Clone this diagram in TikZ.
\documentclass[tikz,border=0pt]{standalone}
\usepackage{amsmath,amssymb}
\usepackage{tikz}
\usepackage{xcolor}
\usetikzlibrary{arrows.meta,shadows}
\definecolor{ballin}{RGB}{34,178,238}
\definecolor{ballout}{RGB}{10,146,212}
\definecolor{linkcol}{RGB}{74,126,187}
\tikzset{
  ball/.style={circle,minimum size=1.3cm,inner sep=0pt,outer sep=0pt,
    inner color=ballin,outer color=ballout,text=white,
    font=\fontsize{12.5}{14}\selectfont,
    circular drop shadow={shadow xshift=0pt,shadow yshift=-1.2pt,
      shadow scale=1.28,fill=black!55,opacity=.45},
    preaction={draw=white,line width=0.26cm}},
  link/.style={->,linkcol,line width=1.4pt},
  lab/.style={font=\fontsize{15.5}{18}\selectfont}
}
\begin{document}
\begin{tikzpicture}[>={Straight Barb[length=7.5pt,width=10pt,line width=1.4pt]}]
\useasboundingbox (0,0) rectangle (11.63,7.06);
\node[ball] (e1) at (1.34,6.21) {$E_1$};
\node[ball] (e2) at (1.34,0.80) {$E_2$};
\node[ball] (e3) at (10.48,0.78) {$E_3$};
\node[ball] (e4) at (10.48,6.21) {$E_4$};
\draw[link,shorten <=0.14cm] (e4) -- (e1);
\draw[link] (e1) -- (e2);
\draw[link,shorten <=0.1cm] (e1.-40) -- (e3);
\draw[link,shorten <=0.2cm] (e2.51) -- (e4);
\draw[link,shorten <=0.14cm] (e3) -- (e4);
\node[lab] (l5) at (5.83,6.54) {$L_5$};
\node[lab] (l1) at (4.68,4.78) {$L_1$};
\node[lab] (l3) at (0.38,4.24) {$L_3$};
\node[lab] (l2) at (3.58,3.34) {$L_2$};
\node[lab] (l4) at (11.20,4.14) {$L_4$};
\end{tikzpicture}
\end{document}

---

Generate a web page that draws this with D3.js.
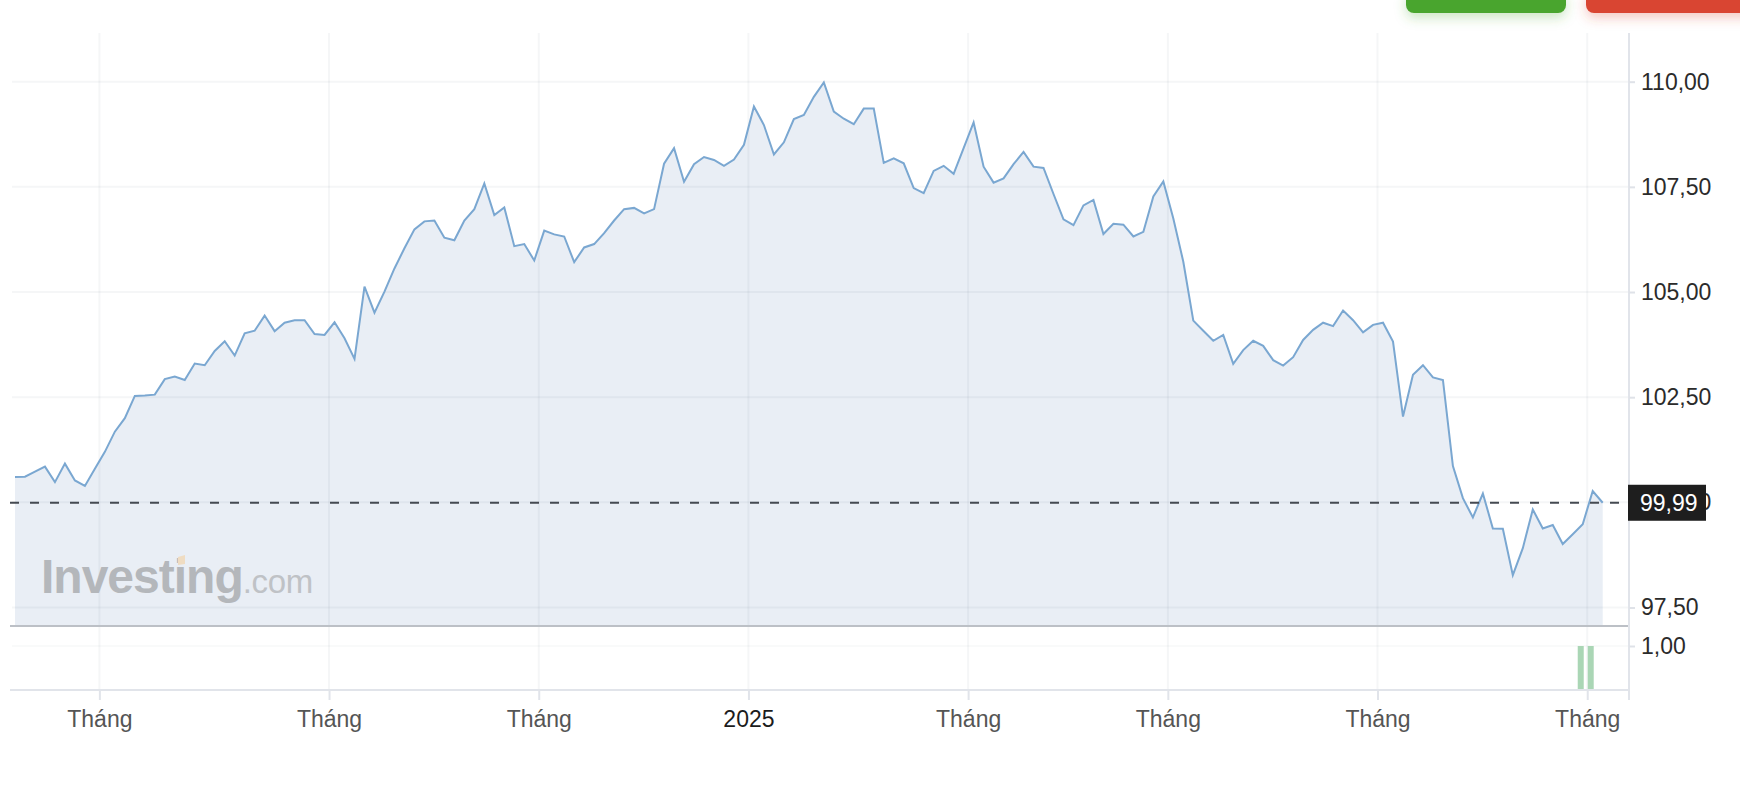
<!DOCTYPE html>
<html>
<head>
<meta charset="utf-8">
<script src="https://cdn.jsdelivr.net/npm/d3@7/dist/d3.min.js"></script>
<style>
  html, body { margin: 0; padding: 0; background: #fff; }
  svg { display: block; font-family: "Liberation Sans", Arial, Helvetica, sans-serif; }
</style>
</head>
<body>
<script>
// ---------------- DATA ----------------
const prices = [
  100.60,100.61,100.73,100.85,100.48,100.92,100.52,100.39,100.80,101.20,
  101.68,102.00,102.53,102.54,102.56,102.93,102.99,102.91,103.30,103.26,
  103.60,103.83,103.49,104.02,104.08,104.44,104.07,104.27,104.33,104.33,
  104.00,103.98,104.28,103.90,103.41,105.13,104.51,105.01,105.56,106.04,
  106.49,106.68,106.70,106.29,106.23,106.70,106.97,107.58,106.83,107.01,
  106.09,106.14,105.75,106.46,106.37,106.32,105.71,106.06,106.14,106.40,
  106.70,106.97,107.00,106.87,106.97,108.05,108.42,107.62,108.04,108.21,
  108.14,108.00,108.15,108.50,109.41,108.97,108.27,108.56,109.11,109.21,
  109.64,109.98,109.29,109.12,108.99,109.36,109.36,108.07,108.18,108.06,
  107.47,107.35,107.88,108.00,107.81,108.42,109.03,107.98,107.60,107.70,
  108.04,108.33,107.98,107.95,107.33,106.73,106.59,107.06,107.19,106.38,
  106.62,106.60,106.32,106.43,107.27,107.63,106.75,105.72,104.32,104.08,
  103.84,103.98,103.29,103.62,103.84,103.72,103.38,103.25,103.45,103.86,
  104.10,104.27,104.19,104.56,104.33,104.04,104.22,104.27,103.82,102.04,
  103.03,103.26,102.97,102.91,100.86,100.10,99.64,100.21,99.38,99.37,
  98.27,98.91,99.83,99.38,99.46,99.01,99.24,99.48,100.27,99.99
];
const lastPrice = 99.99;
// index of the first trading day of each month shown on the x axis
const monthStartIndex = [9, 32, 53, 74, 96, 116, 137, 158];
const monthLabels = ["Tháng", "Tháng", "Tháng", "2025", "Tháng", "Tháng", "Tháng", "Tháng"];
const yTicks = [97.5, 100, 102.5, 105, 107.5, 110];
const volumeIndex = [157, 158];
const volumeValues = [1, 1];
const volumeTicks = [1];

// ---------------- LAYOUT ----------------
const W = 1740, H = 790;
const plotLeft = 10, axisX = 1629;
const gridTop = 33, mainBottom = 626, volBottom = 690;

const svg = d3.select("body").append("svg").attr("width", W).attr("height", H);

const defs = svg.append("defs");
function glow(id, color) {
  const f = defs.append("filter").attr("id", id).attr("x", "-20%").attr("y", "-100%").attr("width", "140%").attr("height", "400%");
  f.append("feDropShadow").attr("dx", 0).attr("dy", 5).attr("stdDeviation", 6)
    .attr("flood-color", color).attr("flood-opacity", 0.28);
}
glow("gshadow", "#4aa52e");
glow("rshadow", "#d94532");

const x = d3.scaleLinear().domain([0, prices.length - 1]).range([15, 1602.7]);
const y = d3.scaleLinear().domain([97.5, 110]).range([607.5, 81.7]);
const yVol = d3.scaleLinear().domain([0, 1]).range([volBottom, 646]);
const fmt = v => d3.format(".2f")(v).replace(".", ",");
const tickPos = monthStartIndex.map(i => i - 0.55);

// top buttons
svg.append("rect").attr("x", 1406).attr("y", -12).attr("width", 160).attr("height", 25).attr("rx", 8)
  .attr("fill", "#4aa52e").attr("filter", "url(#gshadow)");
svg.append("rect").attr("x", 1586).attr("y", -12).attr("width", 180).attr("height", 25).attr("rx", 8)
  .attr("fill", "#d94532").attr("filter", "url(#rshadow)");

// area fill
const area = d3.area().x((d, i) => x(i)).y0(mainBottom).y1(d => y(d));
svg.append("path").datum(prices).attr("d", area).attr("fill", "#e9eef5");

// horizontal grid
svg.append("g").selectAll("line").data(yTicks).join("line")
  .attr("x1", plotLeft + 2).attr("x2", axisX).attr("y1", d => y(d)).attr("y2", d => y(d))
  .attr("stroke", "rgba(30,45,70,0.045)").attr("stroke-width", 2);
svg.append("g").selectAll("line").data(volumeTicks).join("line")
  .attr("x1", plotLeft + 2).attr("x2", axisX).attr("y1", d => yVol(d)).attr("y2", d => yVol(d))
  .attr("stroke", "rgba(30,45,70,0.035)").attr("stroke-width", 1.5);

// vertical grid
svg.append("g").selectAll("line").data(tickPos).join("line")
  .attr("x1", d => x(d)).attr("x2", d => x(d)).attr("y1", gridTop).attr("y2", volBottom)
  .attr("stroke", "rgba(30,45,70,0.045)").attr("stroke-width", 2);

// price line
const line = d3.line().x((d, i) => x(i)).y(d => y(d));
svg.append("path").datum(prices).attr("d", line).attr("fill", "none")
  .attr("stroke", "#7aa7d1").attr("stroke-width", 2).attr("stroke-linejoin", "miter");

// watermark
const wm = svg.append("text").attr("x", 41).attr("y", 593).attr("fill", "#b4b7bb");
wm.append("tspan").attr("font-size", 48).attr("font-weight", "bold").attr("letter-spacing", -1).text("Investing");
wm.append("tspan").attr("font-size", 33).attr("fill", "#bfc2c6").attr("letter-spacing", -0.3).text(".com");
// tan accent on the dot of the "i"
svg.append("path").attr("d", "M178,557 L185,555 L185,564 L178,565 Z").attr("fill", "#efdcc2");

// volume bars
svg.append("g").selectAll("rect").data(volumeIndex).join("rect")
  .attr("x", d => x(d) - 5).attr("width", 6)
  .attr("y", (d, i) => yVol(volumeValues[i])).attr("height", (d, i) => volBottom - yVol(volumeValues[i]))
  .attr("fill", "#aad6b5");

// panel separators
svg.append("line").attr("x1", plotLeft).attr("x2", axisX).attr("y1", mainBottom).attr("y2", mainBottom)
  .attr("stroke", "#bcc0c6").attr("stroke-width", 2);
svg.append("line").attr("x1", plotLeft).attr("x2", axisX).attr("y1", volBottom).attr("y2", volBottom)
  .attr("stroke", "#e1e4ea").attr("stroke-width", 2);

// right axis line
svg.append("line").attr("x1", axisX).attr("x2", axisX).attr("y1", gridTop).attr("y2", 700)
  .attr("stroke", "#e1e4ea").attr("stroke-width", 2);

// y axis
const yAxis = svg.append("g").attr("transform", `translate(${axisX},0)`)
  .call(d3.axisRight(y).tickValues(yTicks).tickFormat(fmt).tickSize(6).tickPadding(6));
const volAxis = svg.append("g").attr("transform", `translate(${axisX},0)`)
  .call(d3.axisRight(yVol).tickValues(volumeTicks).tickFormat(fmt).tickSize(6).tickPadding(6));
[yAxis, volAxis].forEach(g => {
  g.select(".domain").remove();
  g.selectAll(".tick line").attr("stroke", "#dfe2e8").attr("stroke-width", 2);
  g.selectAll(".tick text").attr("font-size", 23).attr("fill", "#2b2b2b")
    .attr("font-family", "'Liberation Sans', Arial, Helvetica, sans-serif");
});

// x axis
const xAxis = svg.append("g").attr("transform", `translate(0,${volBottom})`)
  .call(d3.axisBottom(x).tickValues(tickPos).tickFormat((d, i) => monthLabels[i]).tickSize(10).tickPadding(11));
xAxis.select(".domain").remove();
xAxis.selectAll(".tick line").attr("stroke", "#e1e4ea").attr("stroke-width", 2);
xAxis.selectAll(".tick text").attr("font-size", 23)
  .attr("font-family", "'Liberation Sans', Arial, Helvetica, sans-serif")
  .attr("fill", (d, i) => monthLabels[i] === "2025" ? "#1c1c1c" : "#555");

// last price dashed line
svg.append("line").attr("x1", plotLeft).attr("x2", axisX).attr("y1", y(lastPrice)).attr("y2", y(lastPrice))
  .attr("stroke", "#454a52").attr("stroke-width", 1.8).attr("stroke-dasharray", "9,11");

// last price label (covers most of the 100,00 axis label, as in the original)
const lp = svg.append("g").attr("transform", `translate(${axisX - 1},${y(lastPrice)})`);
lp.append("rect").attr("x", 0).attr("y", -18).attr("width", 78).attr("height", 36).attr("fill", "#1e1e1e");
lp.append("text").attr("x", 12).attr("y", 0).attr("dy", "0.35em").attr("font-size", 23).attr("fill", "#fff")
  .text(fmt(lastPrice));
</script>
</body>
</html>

▸ What you will do
Wherever the string "this" appears in the entries above, list that line.

▸ Solution to the problem
Clone this diagram in TikZ.
Generate a web page that draws this with D3.js.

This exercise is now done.